Commercial Mathematics - Percentage and its applications

Definition of Percentage: The term 'Percentage' is derived from the Latin 'per centum', meaning 'per hundred'. It is a way of expressing a part of a whole as a fraction with a denominator of 100, denoted by the symbol $\%$. Visually, imagine a $10 \times 10$ square grid representing 100 units; if 35 squares are colored, they represent $35\%$ of the grid.

Conversion Rules: To convert a fraction or decimal into a percentage, multiply the number by 100 and suffix the $\%$ sign. Conversely, to convert a percentage into a fraction or decimal, divide the number by 100 and remove the $\%$ sign. Think of this as shifting a decimal point two places to the right (for conversion to percentage) or two places to the left (for conversion from percentage).

Profit and Loss: In commercial math, Cost Price ($CP$) is the price at which an article is bought, and Selling Price ($SP$) is the price at which it is sold. If $SP > CP$, it is a Profit; if $CP > SP$, it is a Loss. Visually, this can be seen as a bar graph where the difference in height between the $SP$ and $CP$ bars represents either the profit (if $SP$ is higher) or the loss (if $CP$ is higher).

Overhead Expenses: Overheads include additional costs like transportation, labor, or repair costs incurred after purchasing an item. These are always added to the original Cost Price to get the 'Total Cost Price'. All subsequent profit or loss calculations are based on this Total Cost Price. For example, if you buy a second-hand cycle and pay for new tires, your total investment is the purchase price plus the tire cost.

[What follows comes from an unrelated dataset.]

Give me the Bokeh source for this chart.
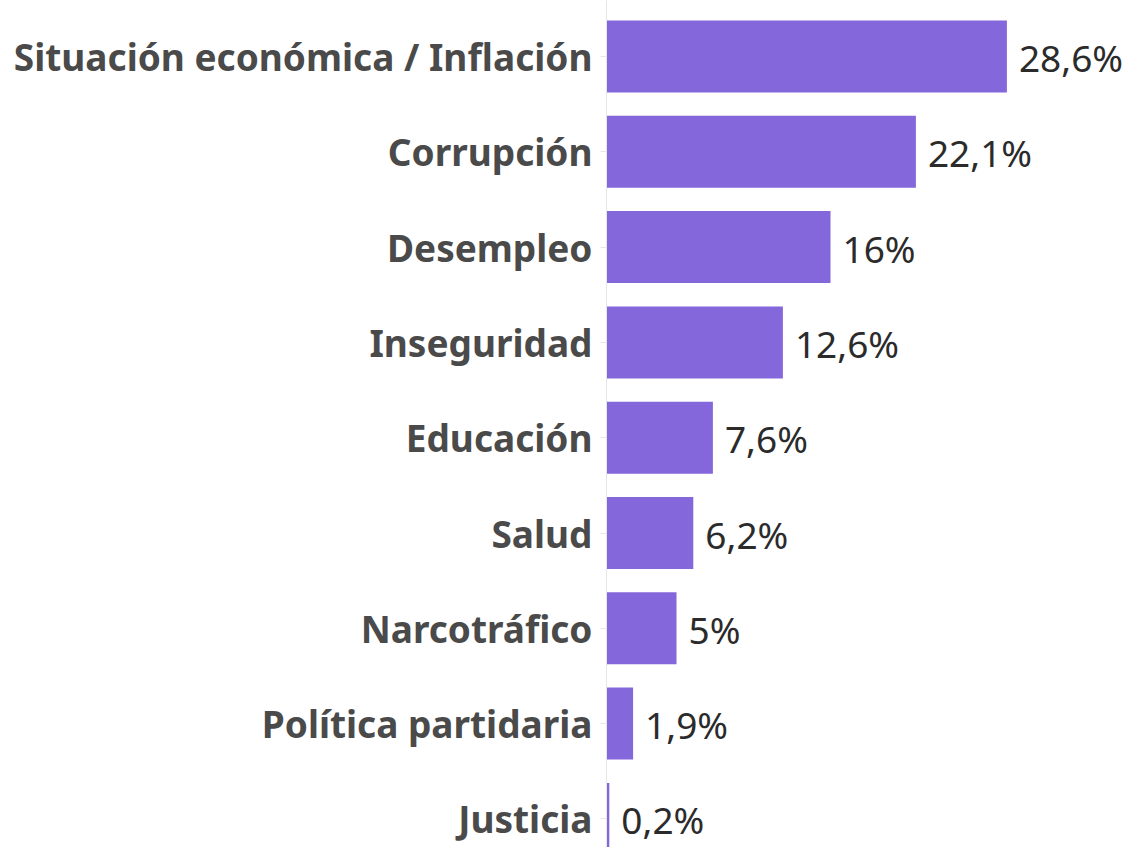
from bokeh.plotting import figure
from bokeh.models import ColumnDataSource, Range1d, FixedTicker
from bokeh.core.properties import value
from bokeh.embed import file_html
from bokeh.resources import INLINE

categories = ["Situación económica / Inflación", "Corrupción", "Desempleo", "Inseguridad",
              "Educación", "Salud", "Narcotráfico", "Política partidaria", "Justicia"]
values = [28.6, 22.1, 16.0, 12.6, 7.6, 6.2, 5.0, 1.9, 0.2]
value_labels = ["28,6%", "22,1%", "16%", "12,6%", "7,6%", "6,2%", "5%", "1,9%", "0,2%"]

idx = list(range(len(categories)))
src = ColumnDataSource(dict(y=idx, v=values, lab=value_labels))

W, H = 1129, 847
left = 606
band = 95.3
top_c = 56.0
p = figure(width=W, height=H, output_backend="svg", toolbar_location=None,
           x_range=Range1d(0, (W - left) / 14.0),
           y_range=Range1d((H - top_c) / band, -top_c / band))
p.min_border_left = left
p.min_border_right = 0
p.min_border_top = 0
p.min_border_bottom = 0
p.outline_line_color = None
p.background_fill_color = "white"
p.border_fill_color = "white"
p.grid.visible = False
p.xaxis.visible = False

p.hbar(y="y", right="v", left=0, height=0.755, source=src,
       fill_color="#8467DB", line_color=None)
p.text(x="v", y="y", text="lab", source=src, x_offset=12, y_offset=1,
       text_align="left", text_baseline="middle",
       text_font=value("Noto Sans"), text_font_size="37px", text_font_style="normal",
       text_color="#2b2b2b")

ya = p.yaxis[0]
ya.ticker = FixedTicker(ticks=idx)
ya.major_label_overrides = {i: c for i, c in zip(idx, categories)}
ya.minor_tick_line_color = None
ya.major_tick_out = 6
ya.major_tick_in = 0
ya.major_tick_line_color = "#e6e6e6"
ya.axis_line_color = "#e6e6e6"
ya.axis_line_width = 1
ya.major_label_text_font = "Noto Sans"
ya.major_label_text_font_style = "bold"
ya.major_label_text_font_size = "37px"
ya.major_label_text_color = "#4a4a4a"
ya.major_label_standoff = 8

open("out.html", "w").write(file_html(p, INLINE))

Profit and Loss Percentages: These are the profit or loss values expressed as a percentage of the Cost Price. They allow for a standardized comparison of financial performance regardless of the actual money involved. A $10\%$ profit means that for every 100 units of currency spent, 10 units are gained as profit.

Simple Interest: This is the interest calculated only on the principal amount ($P$) for a specific time period ($T$) at a fixed rate of interest ($R$). Visually, Simple Interest represents linear growth on a timeline, where the amount of interest added remains constant for every equal interval of time (e.g., every year).

Amount: The total money returned at the end of a loan or investment period is called the Amount ($A$). It is the sum of the original Principal and the Simple Interest earned ($A = P + SI$). On a growth chart, the Principal is the starting value on the y-axis, and the Amount is the final value reached after time $T$.